Russian Space Program Pushes Ahead, While U.S. Back-Tracks On Sanctions
May 19, 2014 • 9:28AM

Russian President Vladimir Putin announced last year that Russia's space program would receive a record-setting $52 billion over the next six years, to revitalize its aerospace industry, and develop new infrastructure and capabilities for exploration beyond 2020. Last week, Dmitry Rogozin made reference to a new long-term plan for space, and some details were "quietly" released on May 13, which were overshadowed in the press by his remarks responding to the U.S. sanctions.

According to The Moscow Times, this long-overdue modernization effort, which was made urgent by last week's fifth Proton rocket failure since December 2010, will include the renovation of Russia's old launch facility at Plesetsk, used mainly for military payloads, and the launch facility at Baikonur, in Kazakstan, which carries out all manned missions. The modernization effort will also include an expanded constellation of Earth-orbiting satellites, both military and commercial; the construction of the new Far East launch complex at Vostochny; and modernized industrial rocket and related technology development.

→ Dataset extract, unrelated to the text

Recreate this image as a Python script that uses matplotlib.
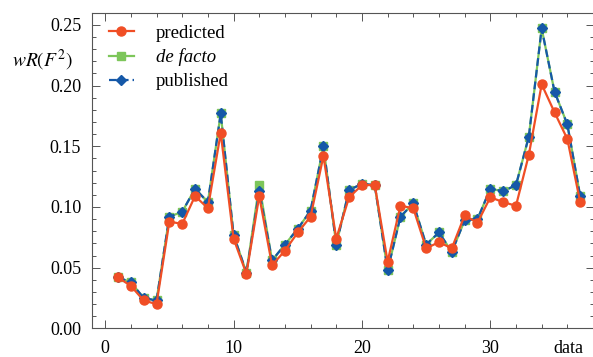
import numpy as np
import matplotlib
matplotlib.use("Agg")
import matplotlib.pyplot as plt
from matplotlib.ticker import MultipleLocator

plt.rcParams['font.family'] = ['Liberation Serif', 'DejaVu Serif']
plt.rcParams['mathtext.fontset'] = 'stix'
plt.rcParams['font.size'] = 13

# wR(F^2) per data set
data_idx = np.arange(1, 38)
predicted = [0.042, 0.035, 0.023, 0.020, 0.088, 0.086, 0.109, 0.099, 0.161, 0.074,
             0.045, 0.109, 0.052, 0.064, 0.079, 0.092, 0.142, 0.074, 0.108, 0.118,
             0.118, 0.055, 0.101, 0.099, 0.066, 0.071, 0.066, 0.093, 0.087, 0.108,
             0.104, 0.101, 0.143, 0.201, 0.178, 0.156, 0.104]
published = [0.042, 0.038, 0.025, 0.023, 0.092, 0.096, 0.115, 0.104, 0.177, 0.077,
             0.046, 0.113, 0.056, 0.069, 0.082, 0.097, 0.150, 0.069, 0.114, 0.119,
             0.118, 0.048, 0.092, 0.103, 0.069, 0.079, 0.063, 0.089, 0.090, 0.115,
             0.113, 0.118, 0.158, 0.247, 0.195, 0.168, 0.109]
defacto = list(published)
defacto[11] = 0.118

red = '#F04E25'
green = '#7DC65A'
blue = '#1558A8'

fig = plt.figure(figsize=(5.93, 3.57), dpi=100)
ax = fig.add_axes([0.1557, 0.0801, 0.8465, 0.8843])

l_df, = ax.plot(data_idx, defacto, '-s', color=green, lw=1.6, ms=5.5, label='de facto', zorder=2)
l_pub, = ax.plot(data_idx, published, 'D', ls=(0, (3.5, 1.8)), color=blue, lw=1.6, ms=5,
                 label='published', zorder=3)
l_pred, = ax.plot(data_idx, predicted, '-o', color=red, lw=1.6, ms=6.5, label='predicted', zorder=4)

ax.set_xlim(-1, 38.1)
ax.set_ylim(0, 0.26)
ax.set_xticks([0, 10, 20, 30])
ax.xaxis.set_minor_locator(MultipleLocator(2))
ax.set_yticks(np.arange(0, 0.26, 0.05))
ax.yaxis.set_minor_locator(MultipleLocator(0.01))
ax.yaxis.set_major_formatter(matplotlib.ticker.FormatStrFormatter('%.2f'))

for s in ax.spines.values():
    s.set_color('#555555')
    s.set_linewidth(0.8)
ax.tick_params(which='both', direction='in', top=True, right=True, color='#555555',
               width=0.7, labelsize=13, pad=8)
ax.tick_params(which='major', length=5.5)
ax.tick_params(which='minor', length=3)

ax.set_ylabel(r'$wR(F^2)$', rotation=0, fontsize=14, va='center')
ax.yaxis.set_label_coords(-0.10, 0.85)
ax.set_xlabel('data')
ax.xaxis.set_label_coords(0.9475, -0.036)
ax.xaxis.label.set_verticalalignment('top')

leg = ax.legend([l_pred, l_df, l_pub], ['predicted', 'de facto', 'published'],
                loc='upper left', bbox_to_anchor=(0.0, 1.015), frameon=False,
                handlelength=1.3, handletextpad=1.2, labelspacing=0.35, fontsize=13.5)
leg.get_texts()[1].set_fontstyle('italic')

fig.savefig('out.png', dpi=100)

Meanwhile, following a near-panic in the U.S. aerospace industry, which has billions of dollars at stake, after the Administration announced that export licenses for U.S. commercial satellites for launch by Russia would be halted, the State Department has issued shipping licenses for two communications satellites to Baikonur. Also, two European Galileo navigation satellites, which contain U.S. components, were shipped for Russian-rocket launch by the European Space Agency.

On May 15, Roscosmos official Valery Zaichko told Interfax that an embargo on parts for Russian satellites will not affect his agency's plans to develop a new generation of remote sensing satellites. (Russia now imports advanced electronics for its satellites.) "Foreign parts are being used, but cannot affect our plans," he said. "Russia is taking all measures to switch to a domestic component base."

And while the U.S. fiddles on resolving a dispute over allowing Russian Glonass navigational satellite ground stations to be placed in the U.S., as the U.S. has stations for its GPS system in the Russian Federation, Iran announced that it will host a Glonass station, which will increase the accuracy and reliability of the Russian nevigational satellites.

U.S. sanctions on China to prohibit the export to China of any aerospace hardware, and cooperation in civilian space activity, has only advanced China's efforts to independently develop its own capabilities. Sanctions on Russia will, similarly, accelerate the modernization and upgrading of its aerospace industry.